Bomb is an energy drink created in 2009 in Hamilton, Ontario. It began as a BIB (Bag-In-Box) product for use by restaurants, bars, nightclubs, stadiums and arenas. In 2013, Bomb Energy Drink became available in a 250 mL can in convenience and grocery stores and gas stations across Canada. On the company's website, there is a partial list of where the beverage can be purchased.

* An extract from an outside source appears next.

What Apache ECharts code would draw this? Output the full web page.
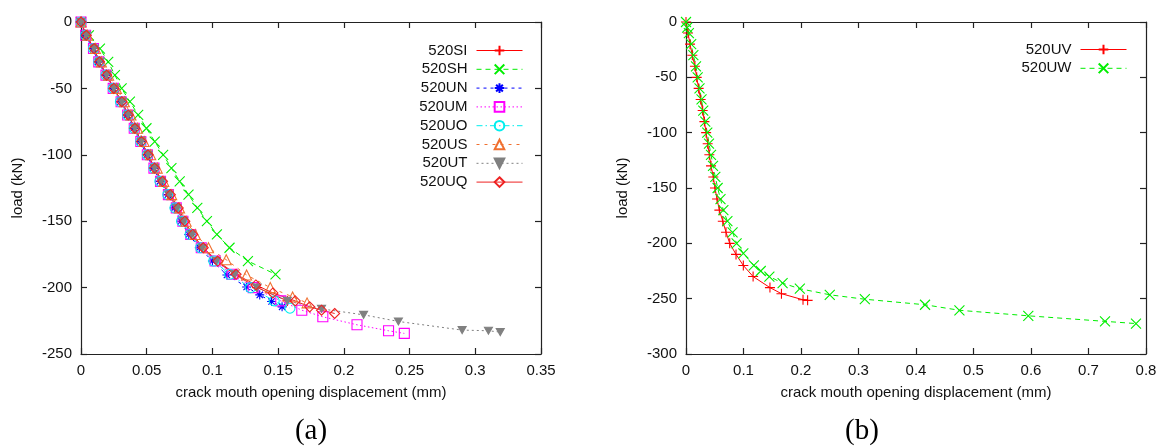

The company went bankrupt in 2022.

== History ==
Founded in 2009, Bomb Energy Drink separates itself from the competition with its unique Bag-In-Box format. This unique availability, coupled with its tart citrusy taste and value pricing had allowed it to rapidly expand its share of the Canadian market. Popularity of the beverage was furthered increased by their appearance on the Canadian edition of Dragons' Den in January 2013. The pitch was unsuccessful.

On January 28, 2015, Bomb Energy Drink was featured in an update segment on Dragons’ Den. One year after their initial appearance on the show, sales of Bomb Energy more than tripled, making Bomb the fastest growing energy drink in Canada.
Unfortunately the hype went away as fast as it came and the company ceased production.